I grew up thinking and feeling that being Jewish was not such a great thing. If you read Becoming Alice you’d know why. As I got older I found out that other Jewish people felt like I did … for different reasons. It took me a long time to discover that Jews were like all other peoples, very much the same in lots of respects and very different in others. As soon as I decided that Jews were as good as anybody else, I was totally O.K. with my identity.

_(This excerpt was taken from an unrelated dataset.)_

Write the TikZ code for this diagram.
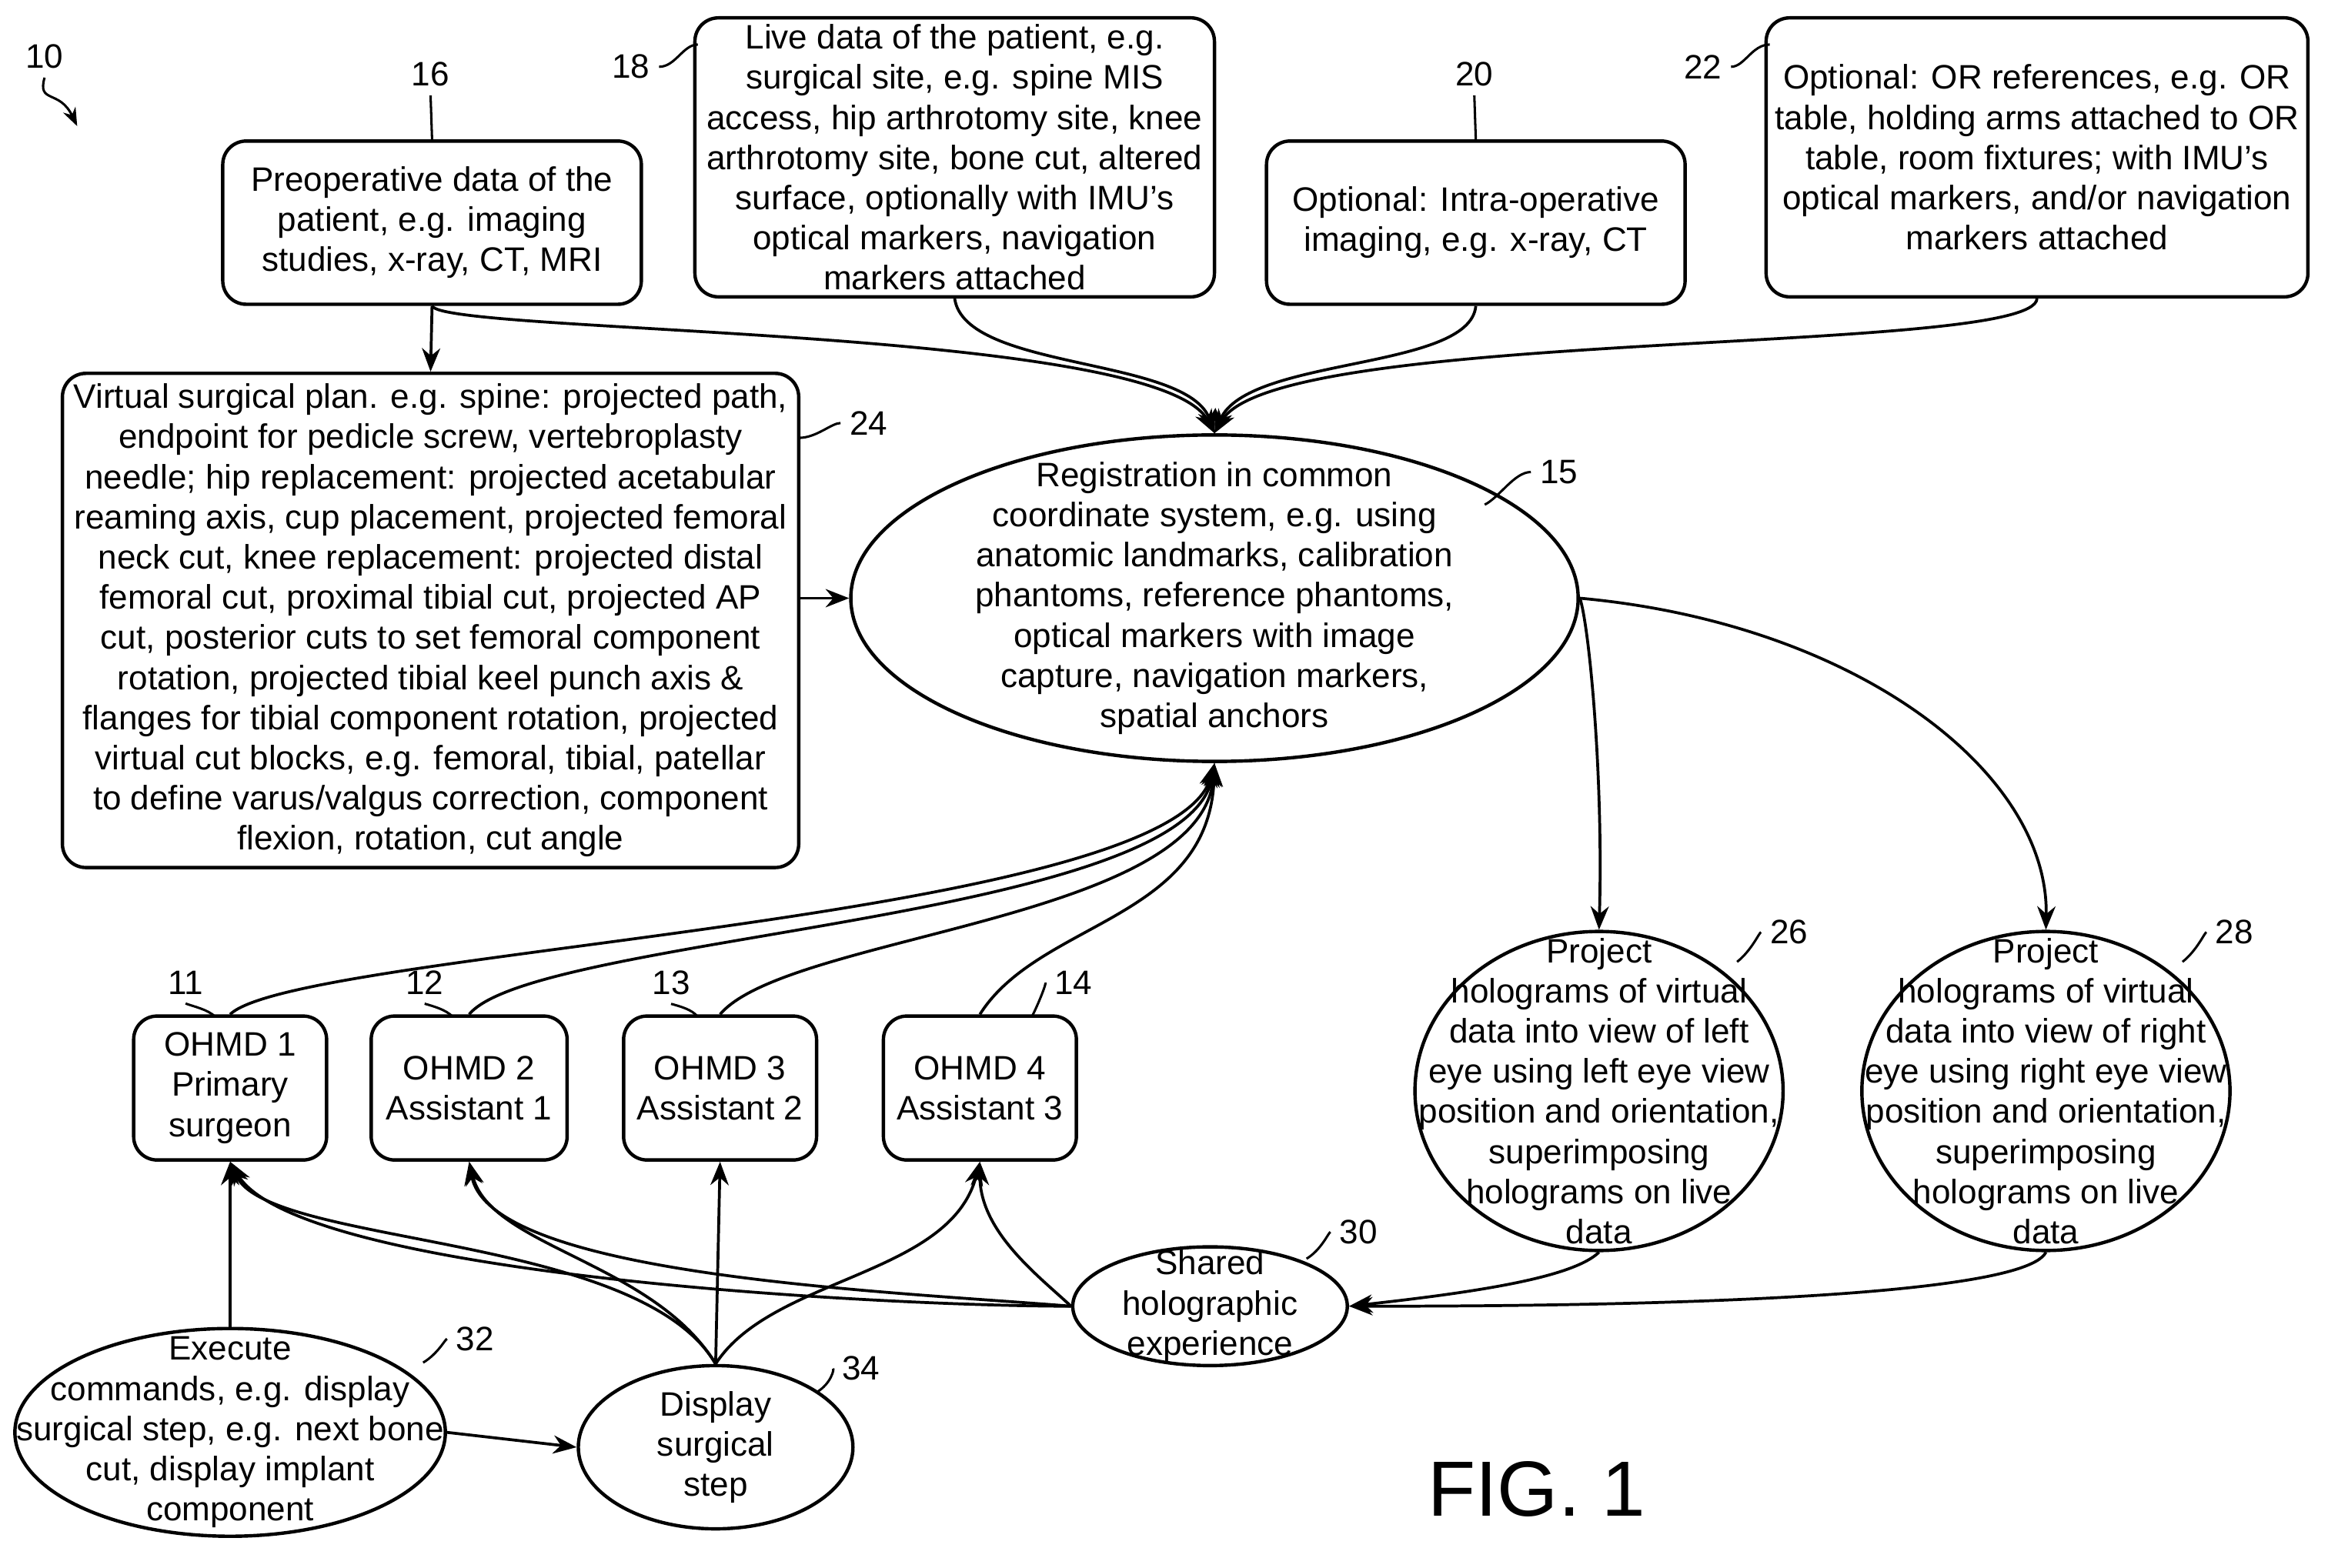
\documentclass[tikz,border=0pt]{standalone}
\usepackage{fontspec}
\setmainfont{Liberation Sans}
\usetikzlibrary{arrows.meta,shapes.geometric}
\tikzset{
  box/.style={draw,rounded corners=9pt,line width=1.3pt,align=center,inner sep=1pt},
  oval/.style={draw,ellipse,line width=1.3pt,inner sep=0pt},
  txt/.style={label={[align=center]center:#1}},
  conn/.style={line width=1.1pt,-{Stealth[length=9pt,width=7pt]}},
  lbl/.style={font=\fontsize{13}{15}\selectfont},
  lead/.style={line width=0.9pt},
}
\begin{document}
\begin{tikzpicture}[x=0.02cm,y=-0.02cm,font=\fontsize{13}{15.4}\selectfont]
\useasboundingbox (0,0) rectangle (1568,1056);
%% top row
\node (n16) at (291,150) [box,minimum width=5.64cm,minimum height=2.2cm] {Preoperative data of the\\patient, e.g. imaging\\studies, x-ray, CT, MRI};
\node (n18) at (643,106) [box,minimum width=7cm,minimum height=3.76cm] {Live data of the patient, e.g.\\surgical site, e.g. spine MIS\\access, hip arthrotomy site, knee\\arthrotomy site, bone cut, altered\\surface, optionally with IMU's\\optical markers, navigation\\markers attached};
\node (n20) at (994,150) [box,minimum width=5.64cm,minimum height=2.2cm] {Optional: Intra-operative\\imaging, e.g. x-ray, CT};
\node (n22) at (1372,106) [box,minimum width=7.3cm,minimum height=3.76cm] {Optional: OR references, e.g. OR\\table, holding arms attached to OR\\table, room fixtures; with IMU's\\optical markers, and/or navigation\\markers attached};
\node (n24) at (290,418) [box,minimum width=9.92cm,minimum height=6.66cm] {Virtual surgical plan. e.g. spine: projected path,\\endpoint for pedicle screw, vertebroplasty\\needle; hip replacement: projected acetabular\\reaming axis, cup placement, projected femoral\\neck cut, knee replacement: projected distal\\femoral cut, proximal tibial cut, projected AP\\cut, posterior cuts to set femoral component\\rotation, projected tibial keel punch axis \&\\flanges for tibial component rotation, projected\\virtual cut blocks, e.g. femoral, tibial, patellar\\to define varus/valgus correction, component\\flexion, rotation, cut angle};
\node (n15) at (818,403) [oval,minimum width=9.8cm,minimum height=4.4cm,txt={Registration in common\\coordinate system, e.g. using\\anatomic landmarks, calibration\\phantoms, reference phantoms,\\optical markers with image\\capture, navigation markers,\\spatial anchors}] {};
%% headsets
\node (n11) at (155,733) [box,minimum width=2.6cm,minimum height=1.94cm] {OHMD 1\\Primary\\surgeon};
\node (n12) at (316,733) [box,minimum width=2.64cm,minimum height=1.94cm] {OHMD 2\\Assistant 1};
\node (n13) at (485,733) [box,minimum width=2.6cm,minimum height=1.94cm] {OHMD 3\\Assistant 2};
\node (n14) at (660,733) [box,minimum width=2.6cm,minimum height=1.94cm] {OHMD 4\\Assistant 3};
\node (n26) at (1077,735) [oval,minimum width=4.96cm,minimum height=4.3cm,txt={Project\\holograms of virtual\\data into view of left\\eye using left eye view\\position and orientation,\\superimposing\\holograms on live\\data}] {};
\node (n28) at (1378,735) [oval,minimum width=4.96cm,minimum height=4.3cm,txt={Project\\holograms of virtual\\data into view of right\\eye using right eye view\\position and orientation,\\superimposing\\holograms on live\\data}] {};
\node (n30) at (815,880) [oval,minimum width=3.7cm,minimum height=1.6cm,txt={Shared\\holographic\\experience}] {};
\node (n32) at (155,965) [oval,minimum width=5.8cm,minimum height=2.8cm,txt={Execute\\commands, e.g. display\\surgical step, e.g. next bone\\cut, display implant\\component}] {};
\node (n34) at (482,975) [oval,minimum width=3.7cm,minimum height=2.2cm,txt={Display\\surgical\\step}] {};
\node (fig) at (1035,1003) [font=\fontsize{30}{32}\selectfont] {FIG. 1};
%% reference numerals
\node (l10) at (30,38) [lbl] {10};
\node (l16) at (290,50) [lbl] {16};
\node (l18) at (425,45) [lbl] {18};
\node (l20) at (993,50) [lbl] {20};
\node (l22) at (1147,45) [lbl] {22};
\node (l24) at (585,285) [lbl] {24};
\node (l15) at (1050,318) [lbl] {15};
\node (l11) at (125,662) [lbl] {11};
\node (l12) at (286,662) [lbl] {12};
\node (l13) at (452,662) [lbl] {13};
\node (l14) at (723,662) [lbl] {14};
\node (l26) at (1205,628) [lbl] {26};
\node (l28) at (1505,628) [lbl] {28};
\node (l30) at (915,830) [lbl] {30};
\node (l32) at (320,902) [lbl] {32};
\node (l34) at (580,922) [lbl] {34};
\coordinate (a10) at (52,85);
\draw [lead,-{Stealth[length=7pt]}] (l10.south) ..controls (25,70) and (40,60) .. (a10);
\draw [lead] (l16.south) -- (n16.north);
\draw [lead] (l18.east) ..controls (455,45) and (460,30) .. (470,30);
\draw [lead] (l20.south) -- (n20.north);
\draw [lead] (l22.east) ..controls (1175,45) and (1180,30) .. (1192,30);
\draw [lead] (l24.west) ..controls (560,285) and (550,295) .. (538,295);
\draw [lead] (l15.west) ..controls (1020,318) and (1010,335) .. (1000,340);
\draw [lead] (l11.south) ..controls (130,678) and (140,680) .. (145,685);
\draw [lead] (l12.south) ..controls (292,678) and (300,680) .. (305,685);
\draw [lead] (l13.south) ..controls (458,678) and (466,680) .. (470,685);
\draw [lead] (l14.west) ..controls (705,662) and (700,675) .. (695,685);
\draw [lead] (l26.west) ..controls (1185,628) and (1180,640) .. (1170,648);
\draw [lead] (l28.west) ..controls (1485,628) and (1480,640) .. (1470,648);
\draw [lead] (l30.west) ..controls (895,830) and (890,842) .. (880,848);
\draw [lead] (l32.west) ..controls (300,902) and (295,912) .. (285,918);
\draw [lead] (l34.west) ..controls (562,922) and (560,932) .. (550,938);
%% connectors into registration
\coordinate (top15) at (n15.north);
\draw [conn] (n16.south) -- (n24.north);
\draw [conn] (n16.south) ..controls (300,225) and (780,220) .. (top15);
\draw [conn] (n18.south) ..controls (650,250) and (800,240) .. (top15);
\draw [conn] (n20.south) ..controls (990,250) and (840,240) .. (top15);
\draw [conn] (n22.south) ..controls (1370,240) and (860,220) .. (top15);
\draw [conn] (n24.east |- n15.west) -- (n15.west);
\draw [conn] (n11.north) ..controls (200,640) and (790,620) .. (n15.south);
\draw [conn] (n12.north) ..controls (360,630) and (800,620) .. (n15.south);
\draw [conn] (n13.north) ..controls (530,630) and (810,620) .. (n15.south);
\draw [conn] (n14.north) ..controls (700,620) and (815,620) .. (n15.south);
\draw [conn] (n15.east) ..controls (1070,420) and (1080,520) .. (n26.north);
\draw [conn] (n15.east) ..controls (1250,420) and (1380,520) .. (n28.north);
%% shared experience
\draw [conn] (n26.south) ..controls (1060,860) and (1000,870) .. (n30.east);
\draw [conn] (n28.south) ..controls (1360,880) and (1000,880) .. (n30.east);
\draw [conn] (n30.west) ..controls (600,880) and (200,860) .. (n11.south);
\draw [conn] (n30.west) ..controls (600,870) and (330,860) .. (n12.south);
\draw [conn] (n30.west) ..controls (700,860) and (660,830) .. (n14.south);
\draw [conn] (n34.north) ..controls (430,830) and (180,840) .. (n11.south);
\draw [conn] (n34.north) ..controls (440,850) and (330,840) .. (n12.south);
\draw [conn] (n34.north) -- (n13.south);
\draw [conn] (n34.north) ..controls (520,860) and (640,860) .. (n14.south);
\draw [conn,{Stealth[length=9pt,width=7pt]}-] (n11.south) -- (n32.north);
\draw [conn] (n32.east) -- (n34.west);
\end{tikzpicture}
\end{document}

Fast forward several decades in my life to now … to yesterday actually. A friend of mine sent me an email with a link to a YouTube piece that she told me not to miss. It was a video of a group of American people from a Jewish Home for the Aged that were taken to Israel. These people were between the ages of seventy-eight to niney-two. All of them were mentally alert although many had physical problem which required walking with canes or walkers, and some were even wheelchair bound. All of them had a portfolio of drugs with which they had to travel. Of course, attendants accompanied the group and cared for them as they toured Israel.
This group went to many important sites, such as Yad Vashem, etc., and met with the mayors of many towns to learn about current events and conditions as they are in that country right now.
Two things struck me so strongly: their drive to go on this arduous and difficult trip despite their physical problem and the joy they all expressed by being with their people. They received so much positive feeling from their identity. I wish I’d have had that as a kid.
This has reminded me of a friend I had many years ago who envied me for my identity. I didn’t understand her at that point in time and asked her why? Her answer to me was that she was a product of many cultures: Welsh, French, Italian, Protestant, Catholic, etc. “I feel like a mongrel dog!”